Working data:
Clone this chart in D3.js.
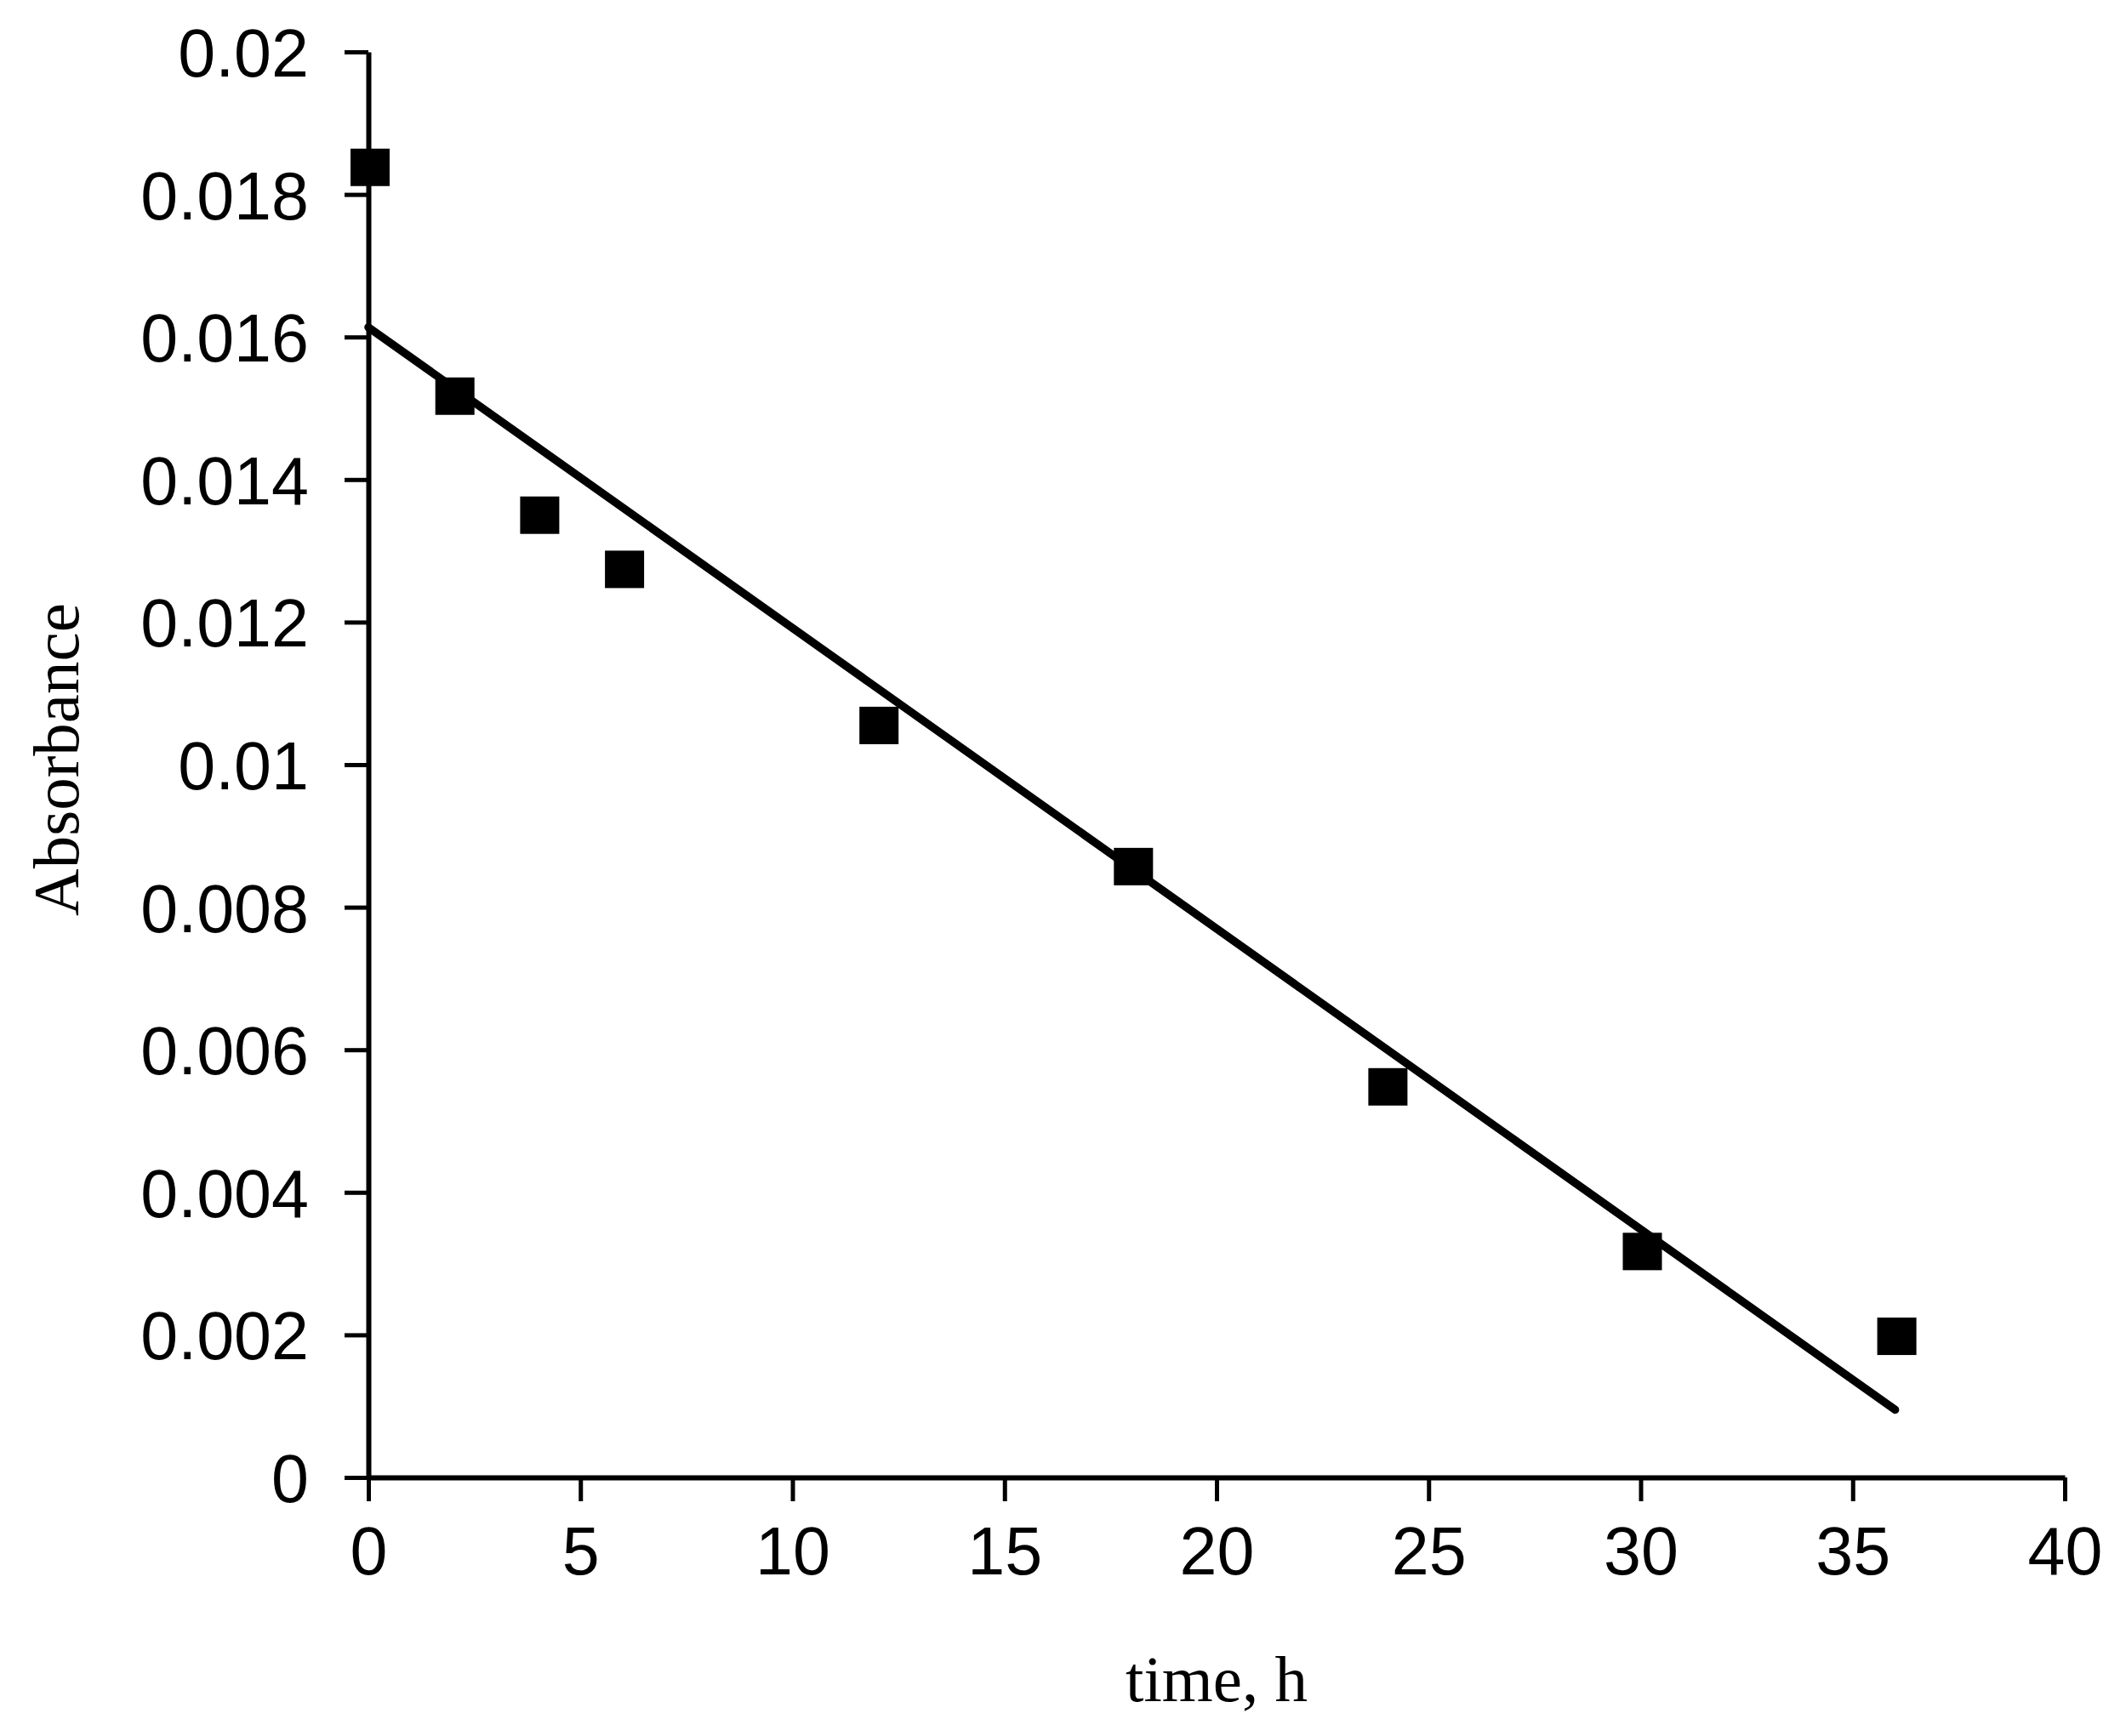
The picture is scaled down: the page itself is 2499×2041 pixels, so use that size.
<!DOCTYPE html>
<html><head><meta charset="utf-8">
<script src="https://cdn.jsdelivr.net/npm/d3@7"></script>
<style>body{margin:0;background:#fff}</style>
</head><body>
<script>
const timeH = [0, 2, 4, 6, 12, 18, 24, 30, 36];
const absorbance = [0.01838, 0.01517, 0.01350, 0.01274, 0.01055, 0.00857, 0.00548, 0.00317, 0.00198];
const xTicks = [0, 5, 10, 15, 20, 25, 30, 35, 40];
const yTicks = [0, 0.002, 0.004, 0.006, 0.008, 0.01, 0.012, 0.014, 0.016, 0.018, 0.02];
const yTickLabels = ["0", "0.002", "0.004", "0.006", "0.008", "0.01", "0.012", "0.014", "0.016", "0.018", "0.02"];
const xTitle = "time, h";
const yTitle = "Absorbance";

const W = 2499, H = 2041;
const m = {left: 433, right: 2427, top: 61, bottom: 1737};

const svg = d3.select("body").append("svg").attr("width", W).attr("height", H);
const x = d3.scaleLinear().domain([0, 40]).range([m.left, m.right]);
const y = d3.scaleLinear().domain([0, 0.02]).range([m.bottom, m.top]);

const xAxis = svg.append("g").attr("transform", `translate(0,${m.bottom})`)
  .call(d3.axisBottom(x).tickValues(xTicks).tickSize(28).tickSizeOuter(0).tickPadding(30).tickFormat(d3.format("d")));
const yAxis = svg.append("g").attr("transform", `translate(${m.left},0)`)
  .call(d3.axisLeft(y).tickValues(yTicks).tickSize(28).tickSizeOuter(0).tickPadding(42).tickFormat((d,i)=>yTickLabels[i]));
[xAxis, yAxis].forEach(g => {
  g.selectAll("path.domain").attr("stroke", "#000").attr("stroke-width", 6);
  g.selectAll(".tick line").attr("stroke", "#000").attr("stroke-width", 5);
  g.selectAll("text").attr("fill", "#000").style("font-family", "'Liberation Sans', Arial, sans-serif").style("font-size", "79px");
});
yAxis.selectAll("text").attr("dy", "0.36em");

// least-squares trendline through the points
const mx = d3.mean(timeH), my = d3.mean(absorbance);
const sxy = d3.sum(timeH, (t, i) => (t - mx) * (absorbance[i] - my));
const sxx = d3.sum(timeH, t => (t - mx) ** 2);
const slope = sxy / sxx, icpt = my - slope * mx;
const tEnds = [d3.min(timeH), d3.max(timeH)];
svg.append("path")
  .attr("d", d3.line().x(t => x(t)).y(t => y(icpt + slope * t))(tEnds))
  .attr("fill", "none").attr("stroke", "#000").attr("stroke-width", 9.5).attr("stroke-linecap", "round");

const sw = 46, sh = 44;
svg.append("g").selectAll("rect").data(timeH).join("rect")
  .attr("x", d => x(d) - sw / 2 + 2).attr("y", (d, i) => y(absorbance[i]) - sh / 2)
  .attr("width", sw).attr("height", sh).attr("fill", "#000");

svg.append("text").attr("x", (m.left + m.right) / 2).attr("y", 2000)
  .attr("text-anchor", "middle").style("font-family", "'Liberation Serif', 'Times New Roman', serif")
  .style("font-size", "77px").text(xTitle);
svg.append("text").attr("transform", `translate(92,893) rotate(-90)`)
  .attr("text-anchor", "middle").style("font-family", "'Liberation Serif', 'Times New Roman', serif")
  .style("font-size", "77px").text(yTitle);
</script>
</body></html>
==
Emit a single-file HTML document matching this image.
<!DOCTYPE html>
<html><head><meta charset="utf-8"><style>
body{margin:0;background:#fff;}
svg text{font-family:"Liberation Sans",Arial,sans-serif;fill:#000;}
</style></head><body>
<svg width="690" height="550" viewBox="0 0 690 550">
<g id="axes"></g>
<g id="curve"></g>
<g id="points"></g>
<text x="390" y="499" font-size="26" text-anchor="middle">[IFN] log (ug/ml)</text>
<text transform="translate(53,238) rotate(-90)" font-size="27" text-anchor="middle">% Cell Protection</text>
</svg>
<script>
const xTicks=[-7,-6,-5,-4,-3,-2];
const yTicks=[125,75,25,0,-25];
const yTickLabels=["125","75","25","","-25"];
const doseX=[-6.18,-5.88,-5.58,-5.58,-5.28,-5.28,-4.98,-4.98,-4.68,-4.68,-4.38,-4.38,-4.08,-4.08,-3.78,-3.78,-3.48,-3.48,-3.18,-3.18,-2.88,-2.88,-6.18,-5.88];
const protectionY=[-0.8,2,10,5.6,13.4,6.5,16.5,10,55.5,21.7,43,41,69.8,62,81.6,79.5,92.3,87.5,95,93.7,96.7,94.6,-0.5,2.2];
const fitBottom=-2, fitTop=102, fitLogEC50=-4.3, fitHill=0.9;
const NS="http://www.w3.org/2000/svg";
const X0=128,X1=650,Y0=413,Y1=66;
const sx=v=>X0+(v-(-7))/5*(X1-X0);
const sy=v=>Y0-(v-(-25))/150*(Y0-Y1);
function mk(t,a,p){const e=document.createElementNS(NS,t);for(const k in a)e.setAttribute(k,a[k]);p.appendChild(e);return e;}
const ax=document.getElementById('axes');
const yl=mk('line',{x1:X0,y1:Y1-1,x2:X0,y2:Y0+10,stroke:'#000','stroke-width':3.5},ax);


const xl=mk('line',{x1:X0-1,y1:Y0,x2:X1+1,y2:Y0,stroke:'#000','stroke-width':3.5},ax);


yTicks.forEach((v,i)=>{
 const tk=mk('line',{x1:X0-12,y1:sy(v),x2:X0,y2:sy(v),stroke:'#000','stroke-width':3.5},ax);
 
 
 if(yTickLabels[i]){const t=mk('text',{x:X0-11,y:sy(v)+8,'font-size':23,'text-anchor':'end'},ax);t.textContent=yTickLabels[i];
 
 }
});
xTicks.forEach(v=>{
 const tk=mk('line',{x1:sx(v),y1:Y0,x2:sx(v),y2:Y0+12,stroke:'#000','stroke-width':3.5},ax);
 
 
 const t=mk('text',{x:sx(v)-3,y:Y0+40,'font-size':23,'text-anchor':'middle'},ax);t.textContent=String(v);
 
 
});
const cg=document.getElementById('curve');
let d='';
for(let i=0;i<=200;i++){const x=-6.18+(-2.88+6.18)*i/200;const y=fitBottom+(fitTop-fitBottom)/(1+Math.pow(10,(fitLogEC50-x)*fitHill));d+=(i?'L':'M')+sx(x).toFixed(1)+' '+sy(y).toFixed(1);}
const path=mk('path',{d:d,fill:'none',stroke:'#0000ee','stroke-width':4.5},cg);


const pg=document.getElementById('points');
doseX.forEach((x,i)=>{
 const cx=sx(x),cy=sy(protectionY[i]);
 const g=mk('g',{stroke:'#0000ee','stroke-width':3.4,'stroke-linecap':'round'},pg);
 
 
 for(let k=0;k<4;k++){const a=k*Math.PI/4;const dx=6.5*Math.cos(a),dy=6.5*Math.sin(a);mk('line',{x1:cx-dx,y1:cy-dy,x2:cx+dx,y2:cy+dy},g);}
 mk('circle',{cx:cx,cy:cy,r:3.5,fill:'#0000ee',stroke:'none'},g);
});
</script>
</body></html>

Objective: Exactly the lines from the one with "Clone this chart in D3.js." through the one with "d3.scaleLinear().domain([0, 0.02]).range([m.bottom, m.top]);" are to be reproduced, and no pictures with them.

Worked solution:
Clone this chart in D3.js.
The picture is scaled down: the page itself is 2499×2041 pixels, so use that size.
<!DOCTYPE html>
<html><head><meta charset="utf-8">
<script src="https://cdn.jsdelivr.net/npm/d3@7"></script>
<style>body{margin:0;background:#fff}</style>
</head><body>
<script>
const timeH = [0, 2, 4, 6, 12, 18, 24, 30, 36];
const absorbance = [0.01838, 0.01517, 0.01350, 0.01274, 0.01055, 0.00857, 0.00548, 0.00317, 0.00198];
const xTicks = [0, 5, 10, 15, 20, 25, 30, 35, 40];
const yTicks = [0, 0.002, 0.004, 0.006, 0.008, 0.01, 0.012, 0.014, 0.016, 0.018, 0.02];
const yTickLabels = ["0", "0.002", "0.004", "0.006", "0.008", "0.01", "0.012", "0.014", "0.016", "0.018", "0.02"];
const xTitle = "time, h";
const yTitle = "Absorbance";

const W = 2499, H = 2041;
const m = {left: 433, right: 2427, top: 61, bottom: 1737};

const svg = d3.select("body").append("svg").attr("width", W).attr("height", H);
const x = d3.scaleLinear().domain([0, 40]).range([m.left, m.right]);
const y = d3.scaleLinear().domain([0, 0.02]).range([m.bottom, m.top]);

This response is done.